Lithium is the oldest and most well-known mood stabilizer. It is taken as a tablet, usually once nightly. It doesn’t work straight away – you must take it daily for one to two weeks before its mood stabilising effect takes hold. The effective dose for the person is determined by testing the blood lithium level a week after beginning lithium (or whenever dose changes are made) – this is done by a simple blood test performed in the morning, about 12 hours after the last lithium tablet has been taken.
As with all mood stabilisers, it is important to continue taking lithium even when the mood has stabilised – this is because it plays an important role in preventing further mood disturbances and also research has shown that if lithium is discontinued suddenly, it may trigger a ‘rebound’ episode of depression or mania. It is therefore very important to talk with your doctor before deciding to stop lithium.
The doctor will organise for routine blood tests and a heart tracing test (an ECG) before starting lithium to make sure that the person is fit to commence the medication, and it is also necessary to have regular blood tests once taking lithium (3-6 monthly).
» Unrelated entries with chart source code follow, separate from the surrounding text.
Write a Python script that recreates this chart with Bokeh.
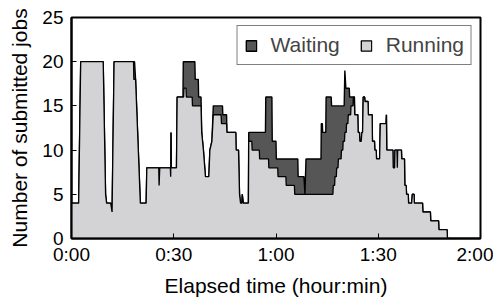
from bokeh.plotting import figure
from bokeh.models import Range1d, FixedTicker, Legend, LegendItem
from bokeh.embed import file_html
from bokeh.resources import INLINE

# running jobs: (minutes, count)
run_t = [0, 2.1, 2.7, 9.3, 10.0, 10.3, 11.5, 11.9, 12.5, 18.2, 18.3, 18.8, 20.2, 21.9, 22.1,
         25.6, 25.7, 25.9, 29.0, 29.1, 29.2, 29.3, 30.8, 31.0, 32.9, 33.0, 33.6, 33.7, 35.4, 35.5,
         38.0, 38.2, 38.7, 39.1, 39.3, 40.3, 40.6, 41.2, 41.6, 43.9, 44.0, 45.5, 45.6, 48.2, 48.3,
         49.0, 49.3, 49.6, 50.0, 50.1, 50.4, 51.9, 52.0, 52.9, 53.0, 55.1, 55.2, 57.8, 57.9, 60.5,
         60.6, 62.9, 63.0, 65.4, 65.5, 76.7, 76.8, 77.2, 77.3, 77.7, 77.8, 78.2, 78.3, 79.1, 79.2,
         79.6, 79.7, 80.1, 80.2, 80.6, 80.7, 81.1, 81.2, 81.9, 82.0, 82.6, 82.7, 83.0, 83.1, 84.0,
         84.1, 84.5, 84.6, 85.0, 85.2, 85.4, 85.6, 86.0, 86.1, 87.0, 87.1, 88.2, 88.3, 88.9, 89.0,
         89.4, 89.5, 90.4, 90.6, 92.3, 92.4, 92.5, 94.3, 94.4, 94.8, 94.9, 95.5, 95.6, 95.7, 96.8,
         96.9, 97.7, 97.8, 98.2, 98.3, 98.8, 98.9, 99.8, 100.0, 100.5, 100.6, 103.0, 103.1, 105.3,
         105.4, 107.7, 107.8, 110.2, 110.3]
run_v = [4, 4, 20, 20, 5, 4, 4, 3, 20, 20, 18, 18, 4, 4, 8,
         8, 6, 8, 8, 7, 12, 8, 8, 16, 16, 17, 17, 16, 16, 15,
         15, 12, 10, 8, 7, 7, 10, 11, 14, 14, 13, 13, 12, 12, 10,
         10, 5, 4, 4, 5, 4, 4, 11, 11, 10, 10, 9, 9, 8, 8,
         7, 7, 6, 6, 5, 5, 6, 6, 7, 7, 8, 8, 9, 9, 10,
         10, 11, 11, 12, 12, 13, 13, 14, 14, 15, 15, 16, 16, 14, 14,
         12, 12, 11, 11, 12, 12, 16, 16, 15.5, 15.5, 14, 14, 11, 11, 10,
         10, 9, 9, 13, 13, 14, 10, 10, 8, 8, 10, 10, 8, 10, 10,
         9, 9, 6, 6, 5, 5, 4, 4, 5, 5, 4, 4, 3, 3,
         2, 2, 1, 1, 0]

# submitted jobs (waiting + running): (minutes, count)
tot_t = [0, 2.1, 2.7, 9.3, 10.0, 10.3, 11.5, 11.9, 12.5, 18.5, 18.8, 20.2, 21.9, 22.1,
         25.6, 25.7, 25.9, 29.0, 29.1, 29.2, 29.3, 30.8, 31.0, 32.7, 32.8, 36.2, 36.3, 37.2, 37.3,
         38.0, 38.2, 38.7, 39.1, 39.3, 40.3, 40.6, 41.2, 41.6, 44.3, 44.4, 45.5, 45.6, 48.2, 48.3,
         49.0, 49.3, 49.6, 50.0, 50.1, 50.4, 51.9, 52.0, 56.9, 57.0, 58.8, 58.9, 60.0, 60.1, 66.4,
         66.5, 68.2, 68.5, 68.8, 73.2, 73.3, 73.6, 73.7, 74.6, 74.7, 76.2, 76.3, 80.0, 80.2, 80.5,
         81.5, 81.6, 83.0, 83.1, 84.0,
         84.1, 84.5, 84.6, 85.0, 85.2, 85.4, 85.6, 86.0, 86.1, 87.0, 87.1, 88.2, 88.3, 88.9, 89.0,
         89.4, 89.5, 90.4, 90.6, 92.3, 92.4, 92.5, 94.3, 94.4, 94.8, 94.9, 95.5, 95.6, 95.7, 96.8,
         96.9, 97.7, 97.8, 98.2, 98.3, 98.8, 98.9, 99.8, 100.0, 100.5, 100.6, 103.0, 103.1, 105.3,
         105.4, 107.7, 107.8, 110.2, 110.3]
tot_v = [4, 4, 20, 20, 5, 4, 4, 3, 20, 20, 18, 4, 4, 8,
         8, 6, 8, 8, 7, 12, 8, 8, 16, 16, 20, 20, 18, 18, 16,
         16, 12, 10, 8, 7, 7, 10, 11, 15, 15, 14, 14, 12, 12, 10,
         10, 5, 4, 4, 5, 4, 4, 12, 12, 16, 16, 11, 11, 9, 9,
         7, 7, 5, 9, 9, 13, 13, 12, 12, 16, 16, 15, 15, 19, 17,
         17, 16, 16, 14, 14,
         12, 12, 11, 11, 12, 12, 16, 16, 15.5, 15.5, 14, 14, 11, 11, 10,
         10, 9, 9, 13, 13, 14, 10, 10, 8, 8, 10, 10, 8, 10, 10,
         9, 9, 6, 6, 5, 5, 4, 4, 5, 5, 4, 4, 3, 3,
         2, 2, 1, 1, 0]

x_ticks = [0, 30, 60, 90, 120]
x_tick_labels = ["0:00", "0:30", "1:00", "1:30", "2:00"]
y_ticks = [0, 5, 10, 15, 20, 25]

FONT = "Liberation Sans"

p = figure(width=493, height=299, output_backend="svg", toolbar_location=None,
           x_range=Range1d(0, 120), y_range=Range1d(0, 25),
           min_border_left=71, min_border_right=13, min_border_top=17, min_border_bottom=57)

dark = p.patch([run_t[0]] + tot_t + [tot_t[-1]], [0] + tot_v + [0],
               fill_color="#565656", line_color="black", line_width=1.4)
light = p.patch([run_t[0]] + run_t + [run_t[-1]], [0] + run_v + [0],
                fill_color="#d3d3d5", line_color="black", line_width=1.3)

p.xgrid.visible = False
p.ygrid.visible = False
p.outline_line_color = "black"
p.outline_line_width = 2
p.outline_line_alpha = 1

for ax in (p.xaxis[0], p.yaxis[0]):
    ax.axis_line_width = 2
    ax.axis_line_color = "black"
    ax.major_tick_in = 5
    ax.major_tick_out = 0
    ax.major_tick_line_width = 1
    ax.minor_tick_line_color = None
    ax.major_label_text_font = FONT
    ax.major_label_text_font_size = "19px"
    ax.major_label_text_color = "black"
    ax.axis_label_text_font = FONT
    ax.axis_label_text_font_size = "21px"
    ax.axis_label_text_font_style = "normal"
    ax.axis_label_text_color = "black"

p.xaxis.ticker = FixedTicker(ticks=x_ticks)
p.xaxis.major_label_overrides = dict(zip(x_ticks, x_tick_labels))
p.xaxis.axis_label = "Elapsed time (hour:min)"
p.xaxis.axis_label_standoff = 6
p.xaxis.major_label_standoff = 5
p.yaxis.ticker = FixedTicker(ticks=y_ticks)
p.yaxis.axis_label = "Number of submitted jobs"
p.yaxis.axis_label_standoff = 8
p.yaxis.major_label_standoff = 8

legend = Legend(items=[LegendItem(label="Waiting", renderers=[dark]),
                       LegendItem(label="Running", renderers=[light])],
                location="top_right", orientation="horizontal",
                label_text_font=FONT, label_text_font_size="21px",
                glyph_width=13, glyph_height=13, spacing=20, padding=7, margin=8,
                label_standoff=13, border_line_color="black", border_line_width=1,
                background_fill_alpha=1)
p.add_layout(legend)

open("out.html", "w").write(file_html(p, INLINE))
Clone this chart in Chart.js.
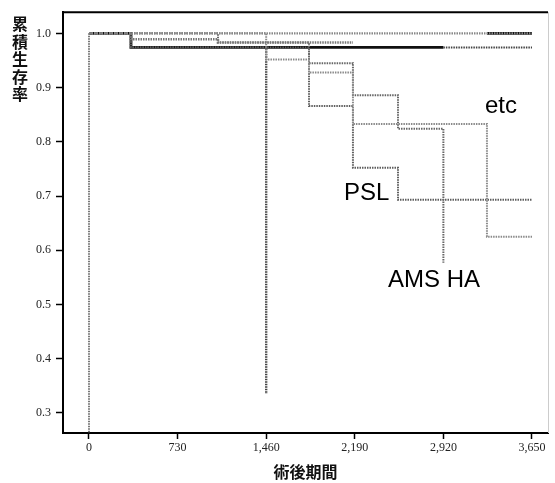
<!DOCTYPE html>
<html><head><meta charset="utf-8">
<script src="https://cdn.jsdelivr.net/npm/chart.js@4/dist/chart.umd.min.js"></script>
<style>html,body{margin:0;padding:0;background:#fff}</style>
</head><body>
<canvas id="c" width="555" height="483" style="display:block;width:555px;height:483px"></canvas>
<script>
// Axis ticks and titles
const xTickValues = [0, 730, 1460, 2190, 2920, 3650];
const xTickLabels = ["0", "730", "1,460", "2,190", "2,920", "3,650"];
const yTickValues = [0.3, 0.4, 0.5, 0.6, 0.7, 0.8, 0.9, 1.0];
const yTickLabels = ["0.3", "0.4", "0.5", "0.6", "0.7", "0.8", "0.9", "1.0"];
const yAxisTitle = "累積生存率";
const xAxisTitle = "術後期間";

// Kaplan-Meier curves (time of event, survival after event)
const etcTimes = [0, 1460, 1813, 2175, 3279, 3650];
const etcSurv  = [1.0, 0.952, 0.928, 0.833, 0.625, 0.625];
const pslTimes = [0, 346, 1813, 2175, 2546, 3650];
const pslSurv  = [1.0, 0.974, 0.866, 0.752, 0.693, 0.693];
const amsTimes = [0, 1063, 1813, 2175, 2546, 2920];
const amsSurv  = [1.0, 0.983, 0.945, 0.886, 0.824, 0.577];
const blackTimes = [0, 346, 2920];
const blackSurv  = [1.0, 0.974, 0.974];
const grayBandTimes = [0, 346, 1063, 2175];
const grayBandSurv  = [1.0, 0.989, 0.983, 0.983];
const topTimes = [0, 3650];
const topSurv  = [1.0, 1.0];
const topBlackTimes = [3279, 3650];
const topBlackSurv  = [1.0, 1.0];
const tailTimes = [2920, 3650];
const tailSurv  = [0.974, 0.974];
const g1460Times = [0, 346, 1460];
const g1460Surv  = [1.0, 0.974, 0.335];
const g0Times = [0, 0];
const g0Surv  = [1.0, 0.2];

const curveLabels = ["etc", "PSL", "AMS HA"];

function pts(t, s) { return t.map((v, i) => ({x: v, y: s[i]})); }
function ds(t, s, color, width, dash) {
  return {data: pts(t, s), showLine: true, stepped: 'before', borderColor: color,
          borderWidth: width, borderDash: dash || [], pointRadius: 0, fill: false};
}

const labelPlugin = {
  id: 'extras',
  afterDraw(chart) {
    const ctx = chart.ctx, a = chart.chartArea, xs = chart.scales.x, ys = chart.scales.y;
    ctx.save();
    // top and right frame
    ctx.strokeStyle = '#000'; ctx.lineWidth = 2;
    ctx.beginPath(); ctx.moveTo(a.left - 1, a.top); ctx.lineTo(a.right, a.top); ctx.stroke();
    ctx.strokeStyle = '#ccc'; ctx.lineWidth = 1;
    ctx.beginPath(); ctx.moveTo(a.right + 0.5, a.top); ctx.lineTo(a.right + 0.5, a.bottom); ctx.stroke();
    // curve labels
    ctx.fillStyle = '#000';
    ctx.font = '24px "Liberation Sans", Arial, sans-serif';
    ctx.textBaseline = 'alphabetic'; ctx.textAlign = 'left';
    const anchors = [[3263, 0.853], [2101, 0.693], [2464, 0.533]];
    curveLabels.forEach((lab, i) => {
      ctx.fillText(lab, xs.getPixelForValue(anchors[i][0]), ys.getPixelForValue(anchors[i][1]));
    });
    // vertical stacked y title
    ctx.font = 'bold 16px "Noto Sans CJK JP", sans-serif';
    ctx.textAlign = 'center'; ctx.textBaseline = 'middle';
    ctx.fillStyle = '#111';
    [...yAxisTitle].forEach((ch, i) => ctx.fillText(ch, 20, 24 + i * 17.5));
    ctx.restore();
  }
};

new Chart(document.getElementById('c'), {
  type: 'scatter',
  data: {
    datasets: [
      ds(g0Times, g0Surv, '#777', 2, [1.5, 1]),
      ds(topTimes, topSurv, '#888', 2.2, [1.5, 1]),
      ds(grayBandTimes, grayBandSurv, '#777', 2.6, [1.5, 1]),
      ds(etcTimes, etcSurv, '#8a8a8a', 2, [1.5, 1]),
      ds(amsTimes, amsSurv, '#666', 2, [1.5, 1]),
      ds(pslTimes, pslSurv, '#5e5e5e', 2, [1.5, 1]),
      ds(g1460Times, g1460Surv, '#444', 2.4, [1.5, 1]),
      ds(tailTimes, tailSurv, '#444', 2, [1.5, 1]),
      ds(blackTimes, blackSurv, '#111', 2.8),
      ds(topBlackTimes, topBlackSurv, '#111', 2.6)
    ]
  },
  options: {
    responsive: false, animation: false,
    layout: {padding: {top: 12, right: 7, left: 0, bottom: 1}},
    plugins: {legend: {display: false}, tooltip: {enabled: false}},
    scales: {
      x: {
        type: 'linear', min: -214, max: 3782,
        afterBuildTicks(s) { s.ticks = xTickValues.map(v => ({value: v})); },
        afterFit(s) { s.height = 49; },
        ticks: {callback: (v) => { const i = xTickValues.indexOf(v); return i >= 0 ? xTickLabels[i] : ''; },
                font: {family: '"Liberation Serif", serif', size: 12}, color: '#222', padding: 2, maxRotation: 0, autoSkip: false},
        grid: {display: true, drawOnChartArea: false, drawTicks: true, tickLength: 6, color: '#000', tickWidth: 1.5},
        border: {display: true, color: '#000', width: 2},
        title: {display: true, text: xAxisTitle, font: {family: '"Noto Sans CJK JP", sans-serif', size: 16, weight: 'bold'}, color: '#111', padding: {top: 4, bottom: 0}}
      },
      y: {
        type: 'linear', min: 0.263, max: 1.039,
        afterBuildTicks(s) { s.ticks = yTickValues.map(v => ({value: v})); },
        afterFit(s) { s.width = 63; },
        ticks: {callback: (v) => { const i = yTickValues.findIndex(t => Math.abs(t - v) < 1e-6); return i >= 0 ? yTickLabels[i] : ''; },
                font: {family: '"Liberation Serif", serif', size: 12}, color: '#222', padding: 5, autoSkip: false},
        grid: {display: true, drawOnChartArea: false, drawTicks: true, tickLength: 7, color: '#000', tickWidth: 1.5},
        border: {display: true, color: '#000', width: 2}
      }
    }
  },
  plugins: [labelPlugin]
});
</script>
</body></html>
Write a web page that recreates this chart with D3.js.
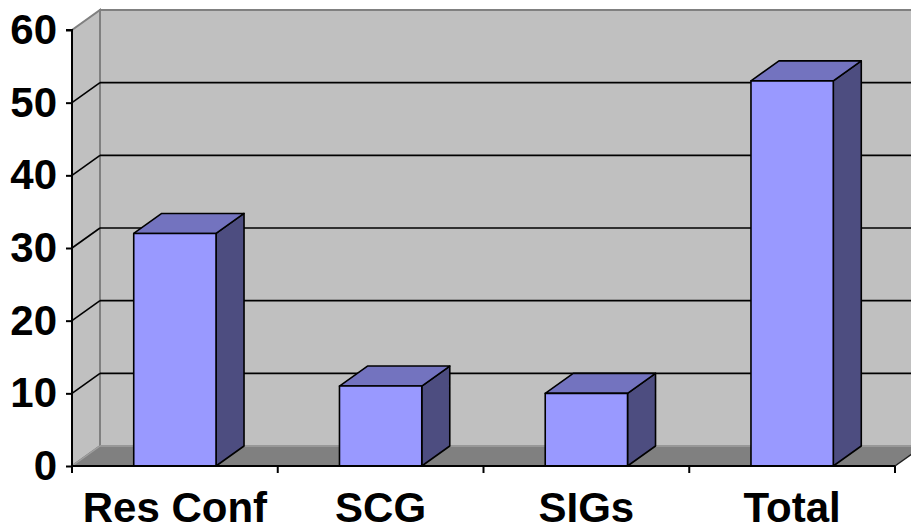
<!DOCTYPE html>
<html>
<head>
<meta charset="utf-8">
<script src="https://cdn.jsdelivr.net/npm/d3@7"></script>
<style>
  html, body { margin: 0; padding: 0; background: #ffffff; }
  svg { display: block; }
  text { font-family: "Liberation Sans", Arial, sans-serif; font-weight: bold; fill: #000; }
</style>
</head>
<body>
<svg id="chart" width="911" height="531"></svg>
<script>
// Categories and values
const categories = ["Res Conf", "SCG", "SIGs", "Total"];
const values = [32, 11, 10, 53];
const yTicks = [0, 10, 20, 30, 40, 50, 60];

const W = 911, H = 531;
const plot = { left: 72, right: 895, top: 30, bottom: 466 };
const depth = { dx: 28, dy: -20 };

const svg = d3.select("#chart");

const x = d3.scaleBand()
  .domain(categories)
  .range([plot.left, plot.right])
  .paddingInner(0.6)
  .paddingOuter(0.3);

const y = d3.scaleLinear().domain([0, 60]).range([plot.bottom, plot.top]);

const wallFill = "#c0c0c0", wallEdge = "#808080", floorFill = "#808080";

// Back wall
svg.append("rect")
  .attr("x", plot.left + depth.dx)
  .attr("y", y(60) + depth.dy)
  .attr("width", plot.right - plot.left + 40)
  .attr("height", y(0) - y(60))
  .attr("fill", wallFill)
  .attr("stroke", wallEdge)
  .attr("stroke-width", 2);

// Left side wall
const leftWall = [
  [plot.left, y(0)], [plot.left, y(60)],
  [plot.left + depth.dx, y(60) + depth.dy], [plot.left + depth.dx, y(0) + depth.dy]
];
svg.append("polygon")
  .attr("points", leftWall.map(p => p.join(",")).join(" "))
  .attr("fill", wallFill)
  .attr("stroke", wallEdge)
  .attr("stroke-width", 2);

// Floor
const floor = [
  [plot.left, y(0)], [plot.right, y(0)],
  [plot.right + depth.dx, y(0) + depth.dy], [plot.left + depth.dx, y(0) + depth.dy]
];
svg.append("polygon")
  .attr("points", floor.map(p => p.join(",")).join(" "))
  .attr("fill", floorFill);
svg.append("line")
  .attr("x1", plot.left + depth.dx).attr("y1", y(0) + depth.dy)
  .attr("x2", W + 20).attr("y2", y(0) + depth.dy)
  .attr("stroke", "#a0a0a0").attr("stroke-width", 1.5);
svg.append("line")
  .attr("x1", plot.left).attr("y1", y(0))
  .attr("x2", plot.left + depth.dx).attr("y2", y(0) + depth.dy)
  .attr("stroke", "#a0a0a0").attr("stroke-width", 1.5);
svg.append("line")
  .attr("x1", plot.right).attr("y1", y(0))
  .attr("x2", plot.right + depth.dx).attr("y2", y(0) + depth.dy)
  .attr("stroke", "#202020").attr("stroke-width", 1.5);

// Gridlines: back wall and left wall diagonals
const gridVals = yTicks.filter(v => v > 0 && v < 60);
const grid = svg.append("g").attr("stroke", "#000").attr("stroke-width", 1.6);
grid.selectAll("line.back").data(gridVals).join("line")
  .attr("class", "back")
  .attr("x1", plot.left + depth.dx).attr("x2", W + 20)
  .attr("y1", d => y(d) + depth.dy).attr("y2", d => y(d) + depth.dy);
grid.selectAll("line.side").data(gridVals).join("line")
  .attr("class", "side")
  .attr("x1", plot.left).attr("y1", d => y(d))
  .attr("x2", plot.left + depth.dx).attr("y2", d => y(d) + depth.dy);

// Bars (front, top, side faces)
const bars = svg.append("g").attr("stroke", "#000").attr("stroke-width", 1.6).attr("stroke-linejoin", "round");
categories.forEach((c, i) => {
  const x0 = x(c), x1 = x(c) + x.bandwidth();
  const yt = y(values[i]), yb = y(0);
  const g = bars.append("g");
  g.append("polygon")
    .attr("points", [[x1, yt], [x1 + depth.dx, yt + depth.dy], [x1 + depth.dx, yb + depth.dy], [x1, yb]].map(p => p.join(",")).join(" "))
    .attr("fill", "#4d4d80");
  g.append("polygon")
    .attr("points", [[x0, yt], [x0 + depth.dx, yt + depth.dy], [x1 + depth.dx, yt + depth.dy], [x1, yt]].map(p => p.join(",")).join(" "))
    .attr("fill", "#7373bf");
  g.append("rect")
    .attr("x", x0).attr("y", yt)
    .attr("width", x1 - x0).attr("height", yb - yt)
    .attr("fill", "#9999ff");
});

// Y axis
const yAxis = d3.axisLeft(y).tickValues(yTicks).tickSize(6).tickPadding(9).tickFormat(d3.format("d"));
const gy = svg.append("g").attr("transform", `translate(${plot.left},0)`).call(yAxis);
gy.select(".domain").attr("stroke", "#000").attr("stroke-width", 2).attr("d", `M-6,${y(60)}H0V${y(0)}`);
gy.selectAll(".tick line").attr("stroke", "#000").attr("stroke-width", 2);
gy.selectAll(".tick text")
  .style("font-family", "'Liberation Sans', Arial, sans-serif")
  .style("font-weight", "bold")
  .style("font-size", "42px")
  .attr("fill", "#000");

// X axis
const edges = d3.range(categories.length + 1).map(i => plot.left + i * x.step());
const gx = svg.append("g");
gx.append("line")
  .attr("x1", plot.left).attr("x2", plot.right)
  .attr("y1", y(0)).attr("y2", y(0))
  .attr("stroke", "#000").attr("stroke-width", 2);
gx.selectAll("line.tick").data(edges).join("line")
  .attr("class", "tick")
  .attr("x1", d => d).attr("x2", d => d)
  .attr("y1", y(0)).attr("y2", y(0) + 7)
  .attr("stroke", "#000").attr("stroke-width", 2);
gx.selectAll("text").data(categories).join("text")
  .attr("x", d => x(d) + x.bandwidth() / 2)
  .attr("y", 522)
  .attr("text-anchor", "middle")
  .style("font-size", "42px")
  .text(d => d);
</script>
</body>
</html>
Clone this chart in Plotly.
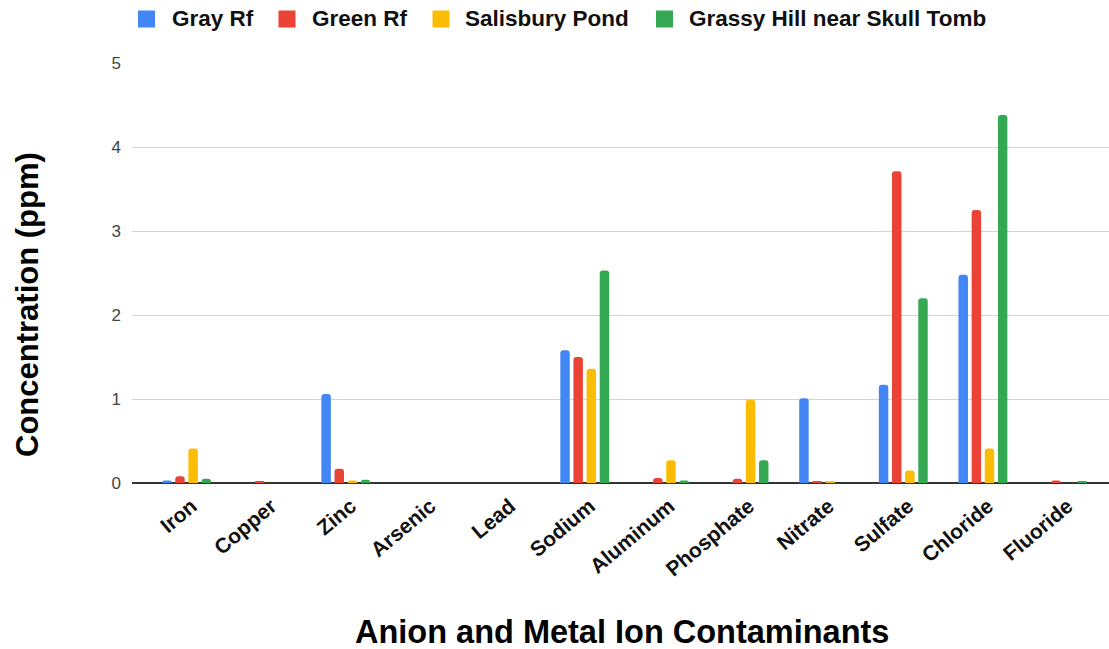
import plotly.graph_objects as go

categories = ["Iron", "Copper", "Zinc", "Arsenic", "Lead", "Sodium", "Aluminum",
              "Phosphate", "Nitrate", "Sulfate", "Chloride", "Fluoride"]
gray_rf = [0.03, 0.00, 1.06, 0.00, 0.00, 1.58, 0.00, 0.00, 1.01, 1.17, 2.48, 0.00]
green_rf = [0.08, 0.02, 0.17, 0.00, 0.00, 1.50, 0.06, 0.05, 0.02, 3.71, 3.25, 0.03]
salisbury_pond = [0.41, 0.00, 0.03, 0.00, 0.00, 1.36, 0.27, 0.99, 0.02, 0.15, 0.41, 0.00]
grassy_hill = [0.05, 0.00, 0.04, 0.00, 0.00, 2.53, 0.03, 0.27, 0.00, 2.20, 4.38, 0.02]

series_names = ["Gray Rf", "Green Rf", "Salisbury Pond", "Grassy Hill near Skull Tomb"]
series_values = [gray_rf, green_rf, salisbury_pond, grassy_hill]
colors = ["#4285F4", "#EA4335", "#FBBC04", "#34A853"]
y_ticks = [0, 1, 2, 3, 4, 5]

W, H = 1109, 649
ML, MR, MT, MB = 132, 0, 63, 166
PW, PH = W - ML - MR, H - MT - MB
FONT = "Liberation Sans, Arial, sans-serif"


def px_x(p):
    return (p - ML) / PW


def px_y(p):
    return (H - MB - p) / PH


fig = go.Figure()
for name, vals, col in zip(series_names, series_values, colors):
    fig.add_trace(go.Bar(
        x=categories, y=vals, name=name,
        marker=dict(color=col, line=dict(width=0), cornerradius=3),
        showlegend=False,
    ))

# Legend (top, horizontal)
legend_sq_centers = [146.5, 287, 441, 664.5]
legend_text_starts = [170, 310, 463, 687]
for name, col, cx, tx in zip(series_names, colors, legend_sq_centers, legend_text_starts):
    fig.add_shape(type="rect", xref="paper", yref="paper",
                  x0=px_x(cx - 8.5), x1=px_x(cx + 8.5),
                  y0=px_y(27.5), y1=px_y(10.5),
                  fillcolor=col, line=dict(width=0), layer="above")
    fig.add_annotation(text=name, xref="paper", yref="paper",
                       x=px_x(tx), y=px_y(19), xanchor="left", yanchor="middle",
                       showarrow=False,
                       font=dict(family=FONT, size=22.5, color="#111111", weight="bold"))

# Axis titles
fig.add_annotation(text="Concentration (ppm)", xref="paper", yref="paper",
                   x=px_x(27), y=px_y(305), xanchor="center", yanchor="middle",
                   textangle=-90, showarrow=False,
                   font=dict(family=FONT, size=31, color="#000000", weight="bold"))
fig.add_annotation(text="Anion and Metal Ion Contaminants", xref="paper", yref="paper",
                   x=px_x(622), y=px_y(632), xanchor="center", yanchor="middle",
                   showarrow=False,
                   font=dict(family=FONT, size=32.5, color="#000000", weight="bold"))

fig.update_layout(
    width=W, height=H,
    margin=dict(l=ML, r=MR, t=MT, b=MB, pad=0),
    paper_bgcolor="white", plot_bgcolor="white",
    barmode="group", bargap=0.34, bargroupgap=0.28,
    font=dict(family=FONT),
    xaxis=dict(
        type="category", range=[-0.685, 11.583],
        tickangle=-40, showgrid=False, showline=False, ticks="",
        ticklabelstandoff=6, ticklabelshift=5,
        tickfont=dict(family=FONT, size=21, color="#111111", weight="bold"),
        fixedrange=True,
    ),
    yaxis=dict(
        range=[0, 5], tickvals=y_ticks, ticktext=[str(v) for v in y_ticks],
        showgrid=True, gridcolor="#d4d4d4", gridwidth=1,
        zeroline=True, zerolinecolor="#333333", zerolinewidth=1.5,
        showline=False, ticks="", ticklabelstandoff=10,
        tickfont=dict(family=FONT, size=17, color="#444444"),
        fixedrange=True,
    ),
)

fig.write_html("out.html", config={"displayModeBar": False})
Lithium may also be prescribed for those with unipolar depression to boost the effects of antidepressant medications, where these alone have not been effective in alleviating the symptoms of depression.
It is associated with an increased risk of certain foetal abnormalities if taken during pregnancy, so it is important if you are taking lithium and wish to become pregnant that you discuss your options with your doctor prior to trying to conceive. For some, it may be appropriate to continue lithium, but for others, a gradual phasing out of lithium and/or using an alternative medication may be indicated.